Но именно ботаникой заниматься ему не удалось. Решением министра просвещения он направляется в Киевский университет в качестве его ректора с обязательством руководить кафедрой русской словесности. В 1835 году Максимович слагает с себя звание ректора, а в 1841-м и звание профессора. Чтение лекций становится для него невозможным по состоянию здоровья. Он и знакомится с Гоголем в Москве в состоянии «душевной подавленности», из которой его выводило только увлечение собиранием народных песен. Гоголю был хорошо знаком изданный Максимовичем в 1827 году сборник «Малороссийские песни». Максимович наносит Гоголю визит в его гостинице – на этот раз писатель не скрывает своего местопребывания, хотя адреса гостиницы исследователям установить не удалось. В сборнике «Украинские народные песни», который выйдет в 1834 году, свыше полутораста записей будет принадлежать Гоголю.

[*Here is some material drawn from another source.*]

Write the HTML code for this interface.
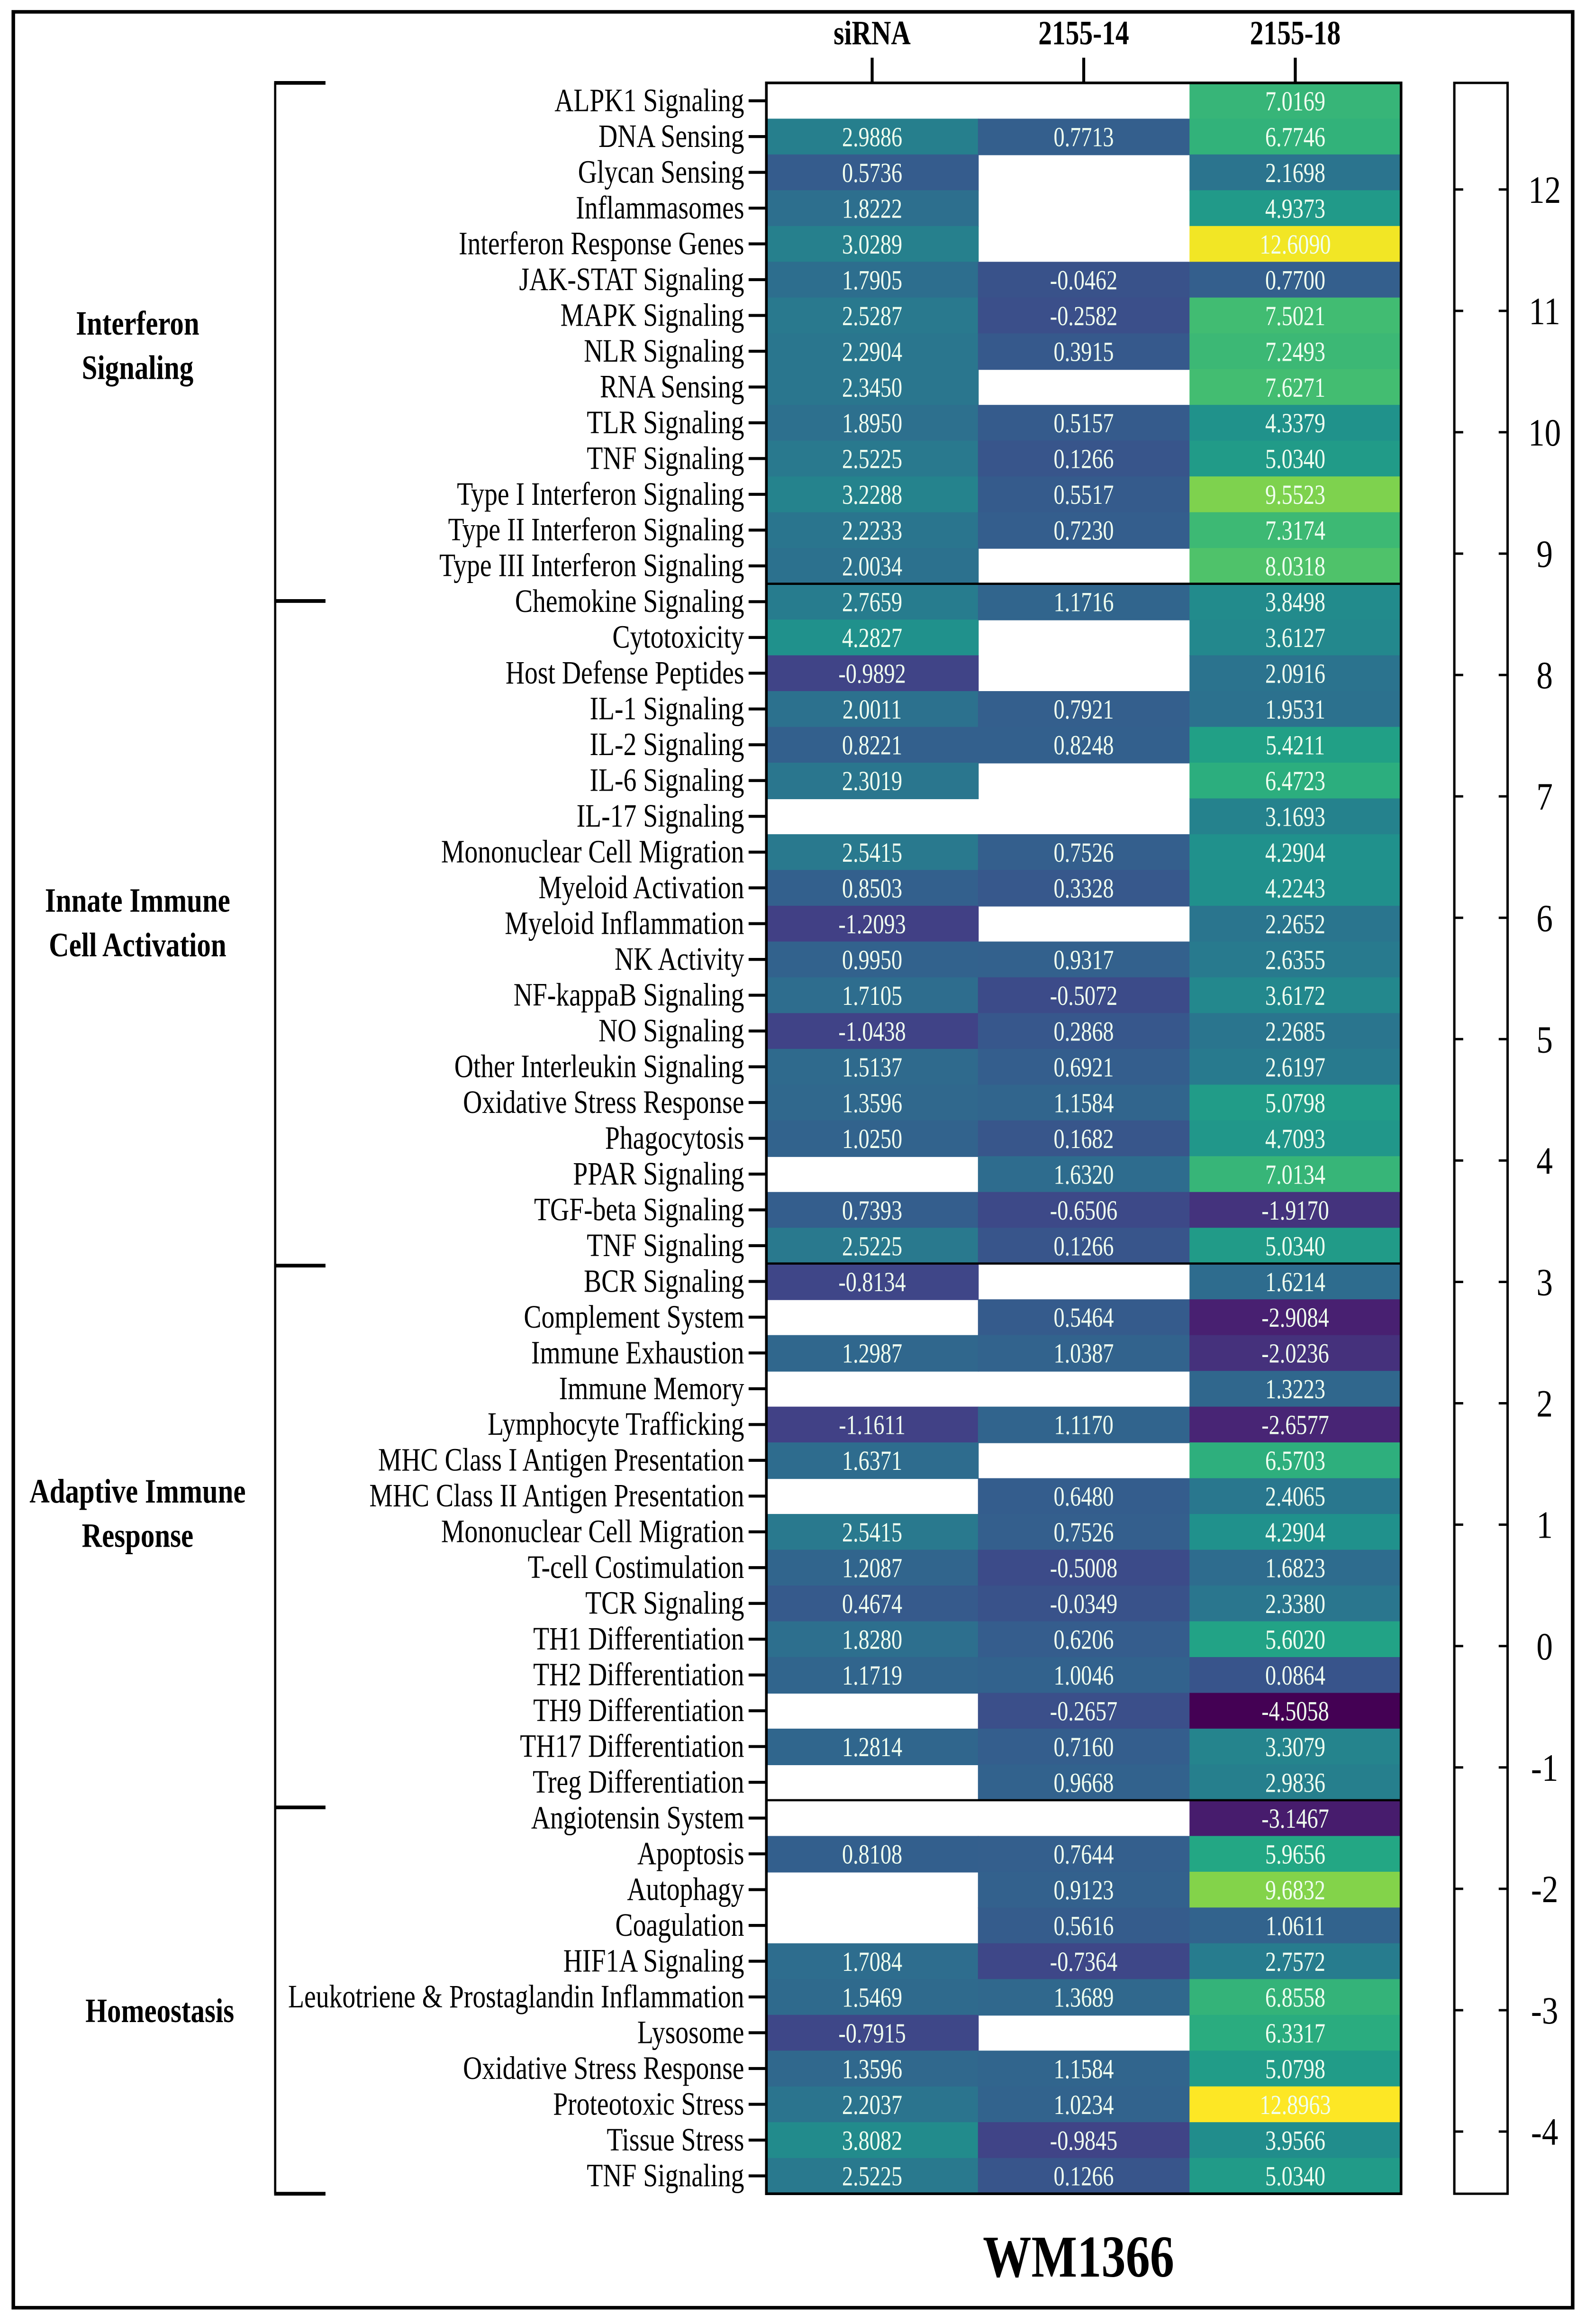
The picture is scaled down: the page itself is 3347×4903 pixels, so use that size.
<!DOCTYPE html>
<html><head><meta charset="utf-8"><style>
html,body{margin:0;padding:0;background:#fff;}
svg{display:block;}
</style></head><body>
<svg id="chart" xmlns="http://www.w3.org/2000/svg" width="3347" height="4903" viewBox="0 0 1072 1570" preserveAspectRatio="none" font-family="'Liberation Serif', serif">
<rect x="9" y="8" width="1054" height="1551" fill="none" stroke="#000" stroke-width="2.4"/>
<g id="cells"></g>
<g id="labels"></g>
<g id="extra"></g>
</svg>
<script>
const categories = ["ALPK1 Signaling","DNA Sensing","Glycan Sensing","Inflammasomes","Interferon Response Genes","JAK-STAT Signaling","MAPK Signaling","NLR Signaling","RNA Sensing","TLR Signaling","TNF Signaling","Type I Interferon Signaling","Type II Interferon Signaling","Type III Interferon Signaling",
"Chemokine Signaling","Cytotoxicity","Host Defense Peptides","IL-1 Signaling","IL-2 Signaling","IL-6 Signaling","IL-17 Signaling","Mononuclear Cell Migration","Myeloid Activation","Myeloid Inflammation","NK Activity","NF-kappaB Signaling","NO Signaling","Other Interleukin Signaling","Oxidative Stress Response","Phagocytosis","PPAR Signaling","TGF-beta Signaling","TNF Signaling",
"BCR Signaling","Complement System","Immune Exhaustion","Immune Memory","Lymphocyte Trafficking","MHC Class I Antigen Presentation","MHC Class II Antigen Presentation","Mononuclear Cell Migration","T-cell Costimulation","TCR Signaling","TH1 Differentiation","TH2 Differentiation","TH9 Differentiation","TH17 Differentiation","Treg Differentiation",
"Angiotensin System","Apoptosis","Autophagy","Coagulation","HIF1A Signaling","Leukotriene & Prostaglandin Inflammation","Lysosome","Oxidative Stress Response","Proteotoxic Stress","Tissue Stress","TNF Signaling"];
const columns = ["siRNA","2155-14","2155-18"];
const siRNA = [null,2.9886,0.5736,1.8222,3.0289,1.7905,2.5287,2.2904,2.3450,1.8950,2.5225,3.2288,2.2233,2.0034,
2.7659,4.2827,-0.9892,2.0011,0.8221,2.3019,null,2.5415,0.8503,-1.2093,0.9950,1.7105,-1.0438,1.5137,1.3596,1.0250,null,0.7393,2.5225,
-0.8134,null,1.2987,null,-1.1611,1.6371,null,2.5415,1.2087,0.4674,1.8280,1.1719,null,1.2814,null,
null,0.8108,null,null,1.7084,1.5469,-0.7915,1.3596,2.2037,3.8082,2.5225];
const kd14 = [null,0.7713,null,null,null,-0.0462,-0.2582,0.3915,null,0.5157,0.1266,0.5517,0.7230,null,
1.1716,null,null,0.7921,0.8248,null,null,0.7526,0.3328,null,0.9317,-0.5072,0.2868,0.6921,1.1584,0.1682,1.6320,-0.6506,0.1266,
null,0.5464,1.0387,null,1.1170,null,0.6480,0.7526,-0.5008,-0.0349,0.6206,1.0046,-0.2657,0.7160,0.9668,
null,0.7644,0.9123,0.5616,-0.7364,1.3689,null,1.1584,1.0234,-0.9845,0.1266];
const kd18 = [7.0169,6.7746,2.1698,4.9373,12.6090,0.7700,7.5021,7.2493,7.6271,4.3379,5.0340,9.5523,7.3174,8.0318,
3.8498,3.6127,2.0916,1.9531,5.4211,6.4723,3.1693,4.2904,4.2243,2.2652,2.6355,3.6172,2.2685,2.6197,5.0798,4.7093,7.0134,-1.9170,5.0340,
1.6214,-2.9084,-2.0236,1.3223,-2.6577,6.5703,2.4065,4.2904,1.6823,2.3380,5.6020,0.0864,-4.5058,3.3079,2.9836,
-3.1467,5.9656,9.6832,1.0611,2.7572,6.8558,6.3317,5.0798,12.8963,3.9566,5.0340];
const colorTicks = [12,11,10,9,8,7,6,5,4,3,2,1,0,-1,-2,-3,-4];
const groupNames = [["Interferon","Signaling"],["Innate Immune","Cell  Activation"],["Adaptive Immune","Response"],["Homeostasis"]];
const groupSizes = [14,19,15,11];

const NS="http://www.w3.org/2000/svg";
function mk(tag,attrs,parent,text){const e=document.createElementNS(NS,tag);for(const k in attrs)e.setAttribute(k,attrs[k]);if(text!==undefined)e.textContent=text;parent.appendChild(e);return e;}
const X0=518,X1=947,Y0=56,Y1=1482;
const nR=categories.length, cw=(X1-X0)/3, rh=(Y1-Y0)/nR;
function xCol(i){return X0+i*cw;}
function yRow(i){return Y0+i*rh;}
const VMIN=-4.5058, VMAX=12.8963;
const vir=[[68,1,84],[72,35,116],[64,67,135],[52,94,141],[41,120,142],[32,144,140],[34,167,132],[68,190,112],[121,209,81],[189,222,38],[253,231,37]];
function color(v){let t=(v-VMIN)/(VMAX-VMIN);t=Math.max(0,Math.min(1,t))*(vir.length-1);const i=Math.min(vir.length-2,Math.floor(t)),f=t-i;const c=vir[i].map((a,k)=>Math.round(a+(vir[i+1][k]-a)*f));return `rgb(${c})`;}
const cells=document.getElementById('cells'),labels=document.getElementById('labels'),extra=document.getElementById('extra');
const series=[siRNA,kd14,kd18];
series.forEach((s,c)=>{s.forEach((v,r)=>{
  if(v===null)return;
  const rc=mk('rect',{x:xCol(c),y:yRow(r),width:cw+0.5,height:rh+0.5,fill:color(v)},cells);
  
  
  const g=mk('g',{transform:`translate(${xCol(c)+cw/2},${yRow(r)+rh/2+6.5}) scale(0.8,1)`},cells);
  const t=mk('text',{x:0,y:0,'text-anchor':'middle','font-size':18.5,fill:'#f0fff0'},g,v.toFixed(4));
  
  
});});
let acc=0;const bounds=[0];groupSizes.forEach(n=>{acc+=n;bounds.push(acc);});
bounds.slice(1,-1).forEach(b=>{const l=mk('line',{x1:X0,x2:X1,y1:yRow(b),y2:yRow(b),stroke:'#000','stroke-width':1.5},extra);
});
const fr=mk('rect',{x:X0,y:Y0,width:X1-X0,height:Y1-Y0,fill:'none',stroke:'#000','stroke-width':1.8},extra);

categories.forEach((name,r)=>{const y=yRow(r)+rh/2;
  mk('line',{x1:506,x2:X0,y1:y,y2:y,stroke:'#000','stroke-width':2},labels);
  const g=mk('g',{transform:`translate(503,${y+7}) scale(0.81,1)`},labels);
  const t=mk('text',{x:0,y:0,'text-anchor':'end','font-size':22},g,name);
  });
columns.forEach((name,c)=>{const x=xCol(c)+cw/2;
  mk('line',{x1:x,x2:x,y1:39,y2:Y0,stroke:'#000','stroke-width':2},labels);
  const g=mk('g',{transform:`translate(${x},${30}) scale(0.8,1)`},labels);
  const t=mk('text',{x:0,y:0,'text-anchor':'middle','font-size':23,'font-weight':'bold'},g,name);
  });
const BX=186;
const br=mk('line',{x1:BX,x2:BX,y1:Y0,y2:Y1,stroke:'#000','stroke-width':1.5},extra);

const bys=[56,406,855,1221,1482];
bys.forEach(y=>mk('line',{x1:BX-0.7,x2:220,y1:y,y2:y,stroke:'#000','stroke-width':2.5},extra));
const gCenters=[233,623,1022,1358];
const gX=[93,93,93,108];
groupNames.forEach((lines,i)=>{const cy=gCenters[i];const x=gX[i];
  lines.forEach((ln,j)=>{const y=cy+8+(j-(lines.length-1)/2)*30;
   const g=mk('g',{transform:`translate(${x},${y}) scale(0.82,1)`},extra);
   const t=mk('text',{x:0,y:0,'text-anchor':'middle','font-size':23,'font-weight':'bold'},g,ln);
   });});
const CB0=983,CB1=1019;
const cb=mk('rect',{x:CB0,y:Y0,width:CB1-CB0,height:Y1-Y0,fill:'#fff',stroke:'#000','stroke-width':1.6},extra);

function yCb(v){return 1112-v*82;}
colorTicks.forEach(v=>{const y=yCb(v);
  mk('line',{x1:CB0,x2:CB0+6,y1:y,y2:y,stroke:'#000','stroke-width':1.6},extra);
  mk('line',{x1:CB1-6,x2:CB1,y1:y,y2:y,stroke:'#000','stroke-width':1.6},extra);
  const g=mk('g',{transform:`translate(1044,${y+9}) scale(0.85,1)`},extra);
  const t=mk('text',{x:0,y:0,'text-anchor':'middle','font-size':26},g,String(v));
  });
const tg=mk('g',{transform:'translate(729,1538) scale(0.82,1)'},extra);
const tt=mk('text',{x:0,y:0,'text-anchor':'middle','font-size':40,'font-weight':'bold'},tg,'WM1366');

</script>
</body></html>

То же увлечение приводит Гоголя к другому собирателю народных песен – Петру Васильевичу Киреевскому, жившему вместе с матерью, А. П. Елагиной, «у Красных ворот, в республике, привольной науке, сердцу и уму», по выражению поэта Н. М. Языкова (Хоромный тупик, 4). Прямой родственник Василия Андреевича Жуковского, воспитанный во многом под его влиянием, Петр Киреевский уклонялся от службы и какой бы то ни было общественной деятельности. Человек малообщительный, замкнутый, он всю жизнь отдает собиранию песен, которые так и не успевает до своей кончины издать. Но именно через него Гоголь втягивается в живую атмосферу «республики у Красных ворот», которая становится ему особенно дорога.
«До весны надеюсь быть у вас в Москве», – пишет Гоголь Погодину в последних числах ноября 1832 года. Но сбыться этому желанию удалось только через три года. «Эх, зачем я не в Москве!» – раз за разом звучит в его переписке с москвичами.